Mr Bergin, who moved into an apartment above the bar in 2019, made a similar application last year.
He stated that mitigation measures taken after last year’s application went before the late Judge Marie Quirke had made little difference to the problem. She ordered that the premises implement a 10 decibel drop in the music levels.
Mr Bergin’s barrister Conor Duff suggested that the premises was simply not suitable as a late-night venue.
Bar owner Siobhán Conmy was emotional on the stand when she told the judge that she had spent €58,000 on noise mitigation measures.
“I have always offered to do anything that people have asked.
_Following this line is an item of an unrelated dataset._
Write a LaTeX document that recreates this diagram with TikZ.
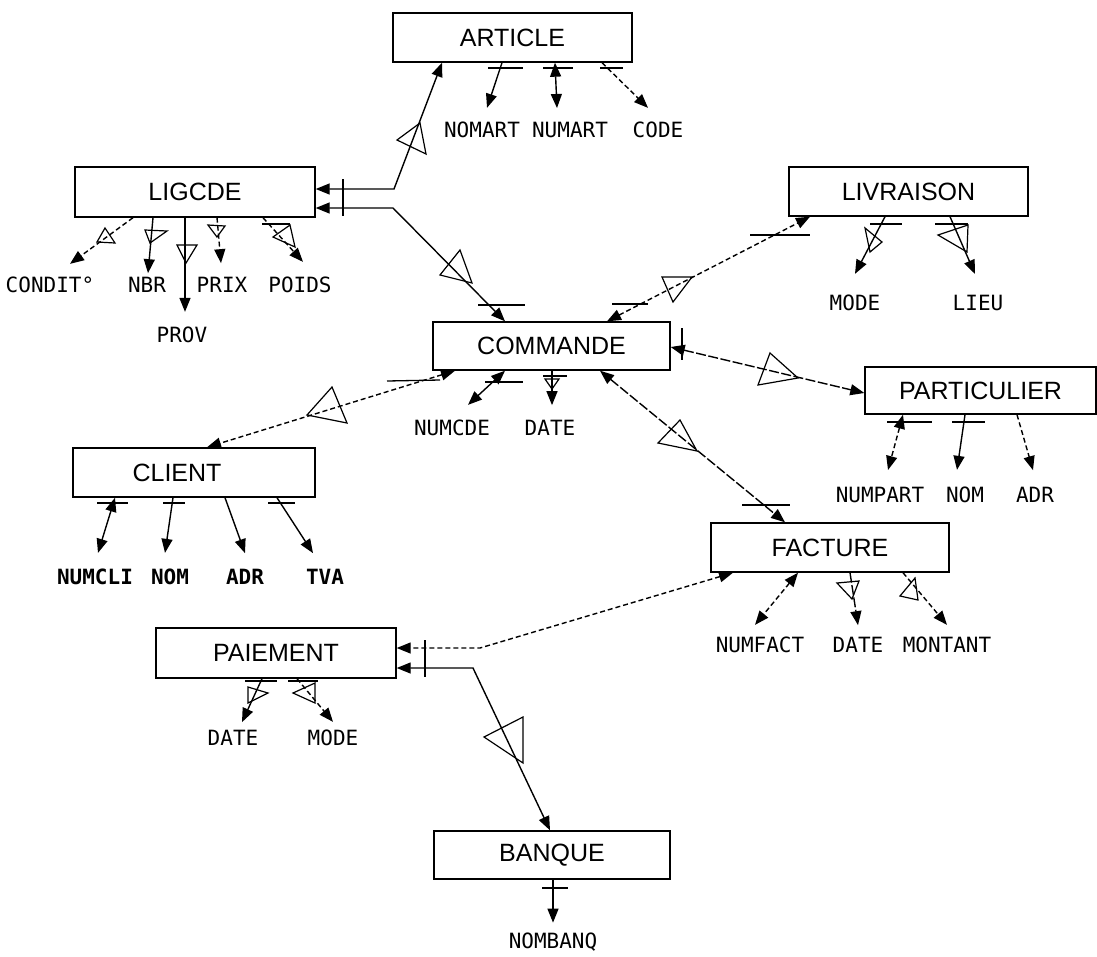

My heart is really in it,” she told the judge.
The late-night licence accounted for 30 per cent of her business and she was fearful of losing it.
Acoustics expert Diarmuid Keaney said he had fitted two noise limiters, one in the front bar and the other in the back, to comply with Judge Quirke’s order, and neither had been tampered with.
Judge Conneely said the management company had said there were others within the building who complained, but none had come forward to give evidence.
There were no actual Irish or EU standards that could be referenced in relation to what constitutes a noise breach and experts were divided on the matter.
The fact that the premises had been a late-night bar for many years was a “relevant matter that the courts must take into consideration”.
The judge found it “strange” that Mr Bergin’s complaint has been ongoing for three years, but he had not sought to engage directly with the owner about the issue.
Taking all that into account, she dismissed Mr Bergin’s application.